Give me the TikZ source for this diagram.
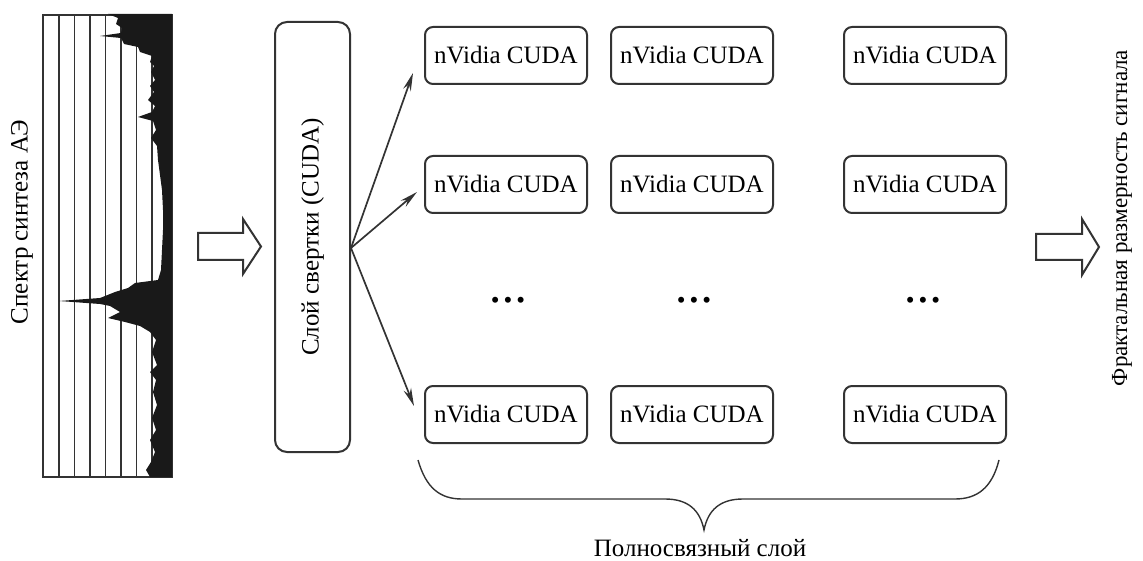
\documentclass[tikz,border=0pt]{standalone}
\usepackage{fontspec}
\setmainfont{Liberation Serif}
\usetikzlibrary{arrows.meta,positioning,calc}

\def\boxw{162pt}
\def\boxh{57pt}

\begin{document}
\begin{tikzpicture}[x=1pt,y=-1pt,line width=2pt,draw=black!80,font=\fontsize{25}{30}\selectfont]
    \tikzstyle{cuda}=[draw,rounded corners=8pt,minimum width=\boxw,minimum height=\boxh,inner sep=0pt]
    \tikzstyle{layer}=[draw,rounded corners=12pt,minimum width=75pt,minimum height=430pt,inner sep=0pt]
    \tikzstyle{hollow}=[draw,fill=white,line width=2pt,line join=miter]
    \tikzstyle{link}=[-{Stealth[length=18pt,width=8pt]},line width=1.7pt]
    \tikzstyle{grid line}=[line width=1.4pt]
    \tikzstyle{annot}=[rotate=90,inner sep=0pt]

    \useasboundingbox (0,0) rectangle (1143,561);

    % Draw the spectrum frame and its grid
    \draw[grid line] (43,15) rectangle (172,477);
    \foreach \x in {58.8,74.3,89.8,105.3,120.8,136.3,151.8}
        \draw[grid line] (\x,15) -- (\x,477);
    \fill[black!90] (108,14) -- (118,18) -- (116,24) -- (122,28) -- (121,33) -- (100,36) -- (121,38)
        -- (124,44) -- (138,47) -- (140,52) -- (152,56) -- (150,62) -- (154,66) -- (151,72)
        -- (155,80) -- (150,86) -- (154,92) -- (148,100) -- (155,106) -- (152,112) -- (138,117)
        -- (153,121) -- (156,130) -- (151,138) -- (157,146) -- (158,160) -- (160,175) -- (162,190)
        -- (163,210) -- (163,230) -- (162,250) -- (161,270) -- (158,280) -- (135,283) -- (128,288)
        -- (115,292) -- (100,298) -- (59,301) -- (100,304) -- (110,306) -- (120,312) -- (108,318)
        -- (125,322) -- (140,326) -- (150,332) -- (156,340) -- (152,352) -- (157,365) -- (150,372)
        -- (156,380) -- (153,392) -- (157,405) -- (152,418) -- (156,430) -- (150,440) -- (155,452)
        -- (151,462) -- (146,470) -- (150,477) -- (172,477) -- (172,14) -- cycle;
    \node[annot] (spec) at (22,222) {Спектр синтеза АЭ};

    % Draw the input arrow
    \draw[hollow] (198,233) -- (243,233) -- (243,219) -- (261,246.5) -- (243,274) -- (243,260) -- (198,260) -- cycle;

    % Draw the convolution layer
    \node[layer] (conv) at (312.5,237) {};
    \node[annot] (conv-text) at (conv) {Слой свертки (CUDA)};

    % Draw the fully connected layer
    \node[cuda] (C-1-1) at (506,55.5) {nVidia CUDA};
    \node[cuda] (C-1-2) at (692,55.5) {nVidia CUDA};
    \node[cuda] (C-1-3) at (925,55.5) {nVidia CUDA};
    \node[cuda] (C-2-1) at (506,184.5) {nVidia CUDA};
    \node[cuda] (C-2-2) at (692,184.5) {nVidia CUDA};
    \node[cuda] (C-2-3) at (925,184.5) {nVidia CUDA};
    \node[cuda] (C-4-1) at (506,414.5) {nVidia CUDA};
    \node[cuda] (C-4-2) at (692,414.5) {nVidia CUDA};
    \node[cuda] (C-4-3) at (925,414.5) {nVidia CUDA};

    \node (D-1) at (508,303) {\textbullet\hspace{4pt}\textbullet\hspace{4pt}\textbullet};
    \node (D-2) at (694,303) {\textbullet\hspace{4pt}\textbullet\hspace{4pt}\textbullet};
    \node (D-3) at (923,303) {\textbullet\hspace{4pt}\textbullet\hspace{4pt}\textbullet};

    % Connect the convolution layer with the first column
    \coordinate (src) at ([yshift=-11pt]conv.east);
    \coordinate (T-1) at ([xshift=-11pt,yshift=-17.5pt]C-1-1.west);
    \coordinate (T-2) at ([xshift=-7pt,yshift=-7.5pt]C-2-1.west);
    \coordinate (T-4) at ([xshift=-10pt,yshift=8.5pt]C-4-1.west);
    \draw[link] (src) -- (T-1);
    \draw[link] (src) -- (T-2);
    \draw[link] (src) -- (T-4);

    % Brace under the layer
    \draw[line width=1.4pt] (418,460) .. controls (426,488) and (440,499) .. (462,499) -- (665,499)
        .. controls (688,499) and (700,510) .. (704,530) .. controls (708,510) and (720,499) .. (743,499)
        -- (955,499) .. controls (977,499) and (992,488) .. (999,460);
    \node (fc) at (700,548) {Полносвязный слой};

    % Draw the output arrow
    \draw[hollow] (1036,234) -- (1082,234) -- (1082,219) -- (1099,247) -- (1082,275) -- (1082,260) -- (1036,260) -- cycle;
    \node[annot,font=\fontsize{23}{28}\selectfont] (res) at (1122,218) {Фрактальная размерность сигнала};
\end{tikzpicture}
\end{document}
--- --- ---
> _Given request_
Write out the whole listing again, exactly, with no pictures.

> _Solution for this problem_
Give me the TikZ source for this diagram.
\documentclass[tikz,border=0pt]{standalone}
\usepackage{fontspec}
\setmainfont{Liberation Serif}
\usetikzlibrary{arrows.meta,positioning,calc}

\def\boxw{162pt}
\def\boxh{57pt}

\begin{document}
\begin{tikzpicture}[x=1pt,y=-1pt,line width=2pt,draw=black!80,font=\fontsize{25}{30}\selectfont]
    \tikzstyle{cuda}=[draw,rounded corners=8pt,minimum width=\boxw,minimum height=\boxh,inner sep=0pt]
    \tikzstyle{layer}=[draw,rounded corners=12pt,minimum width=75pt,minimum height=430pt,inner sep=0pt]
    \tikzstyle{hollow}=[draw,fill=white,line width=2pt,line join=miter]
    \tikzstyle{link}=[-{Stealth[length=18pt,width=8pt]},line width=1.7pt]
    \tikzstyle{grid line}=[line width=1.4pt]
    \tikzstyle{annot}=[rotate=90,inner sep=0pt]

    \useasboundingbox (0,0) rectangle (1143,561);

    % Draw the spectrum frame and its grid
    \draw[grid line] (43,15) rectangle (172,477);
    \foreach \x in {58.8,74.3,89.8,105.3,120.8,136.3,151.8}
        \draw[grid line] (\x,15) -- (\x,477);
    \fill[black!90] (108,14) -- (118,18) -- (116,24) -- (122,28) -- (121,33) -- (100,36) -- (121,38)
        -- (124,44) -- (138,47) -- (140,52) -- (152,56) -- (150,62) -- (154,66) -- (151,72)
        -- (155,80) -- (150,86) -- (154,92) -- (148,100) -- (155,106) -- (152,112) -- (138,117)
        -- (153,121) -- (156,130) -- (151,138) -- (157,146) -- (158,160) -- (160,175) -- (162,190)
        -- (163,210) -- (163,230) -- (162,250) -- (161,270) -- (158,280) -- (135,283) -- (128,288)
        -- (115,292) -- (100,298) -- (59,301) -- (100,304) -- (110,306) -- (120,312) -- (108,318)
        -- (125,322) -- (140,326) -- (150,332) -- (156,340) -- (152,352) -- (157,365) -- (150,372)
        -- (156,380) -- (153,392) -- (157,405) -- (152,418) -- (156,430) -- (150,440) -- (155,452)
        -- (151,462) -- (146,470) -- (150,477) -- (172,477) -- (172,14) -- cycle;
    \node[annot] (spec) at (22,222) {Спектр синтеза АЭ};

    % Draw the input arrow
    \draw[hollow] (198,233) -- (243,233) -- (243,219) -- (261,246.5) -- (243,274) -- (243,260) -- (198,260) -- cycle;

    % Draw the convolution layer
    \node[layer] (conv) at (312.5,237) {};
    \node[annot] (conv-text) at (conv) {Слой свертки (CUDA)};

    % Draw the fully connected layer
    \node[cuda] (C-1-1) at (506,55.5) {nVidia CUDA};
    \node[cuda] (C-1-2) at (692,55.5) {nVidia CUDA};
    \node[cuda] (C-1-3) at (925,55.5) {nVidia CUDA};
    \node[cuda] (C-2-1) at (506,184.5) {nVidia CUDA};
    \node[cuda] (C-2-2) at (692,184.5) {nVidia CUDA};
    \node[cuda] (C-2-3) at (925,184.5) {nVidia CUDA};
    \node[cuda] (C-4-1) at (506,414.5) {nVidia CUDA};
    \node[cuda] (C-4-2) at (692,414.5) {nVidia CUDA};
    \node[cuda] (C-4-3) at (925,414.5) {nVidia CUDA};

    \node (D-1) at (508,303) {\textbullet\hspace{4pt}\textbullet\hspace{4pt}\textbullet};
    \node (D-2) at (694,303) {\textbullet\hspace{4pt}\textbullet\hspace{4pt}\textbullet};
    \node (D-3) at (923,303) {\textbullet\hspace{4pt}\textbullet\hspace{4pt}\textbullet};

    % Connect the convolution layer with the first column
    \coordinate (src) at ([yshift=-11pt]conv.east);
    \coordinate (T-1) at ([xshift=-11pt,yshift=-17.5pt]C-1-1.west);
    \coordinate (T-2) at ([xshift=-7pt,yshift=-7.5pt]C-2-1.west);
    \coordinate (T-4) at ([xshift=-10pt,yshift=8.5pt]C-4-1.west);
    \draw[link] (src) -- (T-1);
    \draw[link] (src) -- (T-2);
    \draw[link] (src) -- (T-4);

    % Brace under the layer
    \draw[line width=1.4pt] (418,460) .. controls (426,488) and (440,499) .. (462,499) -- (665,499)
        .. controls (688,499) and (700,510) .. (704,530) .. controls (708,510) and (720,499) .. (743,499)
        -- (955,499) .. controls (977,499) and (992,488) .. (999,460);
    \node (fc) at (700,548) {Полносвязный слой};

    % Draw the output arrow
    \draw[hollow] (1036,234) -- (1082,234) -- (1082,219) -- (1099,247) -- (1082,275) -- (1082,260) -- (1036,260) -- cycle;
    \node[annot,font=\fontsize{23}{28}\selectfont] (res) at (1122,218) {Фрактальная размерность сигнала};
\end{tikzpicture}
\end{document}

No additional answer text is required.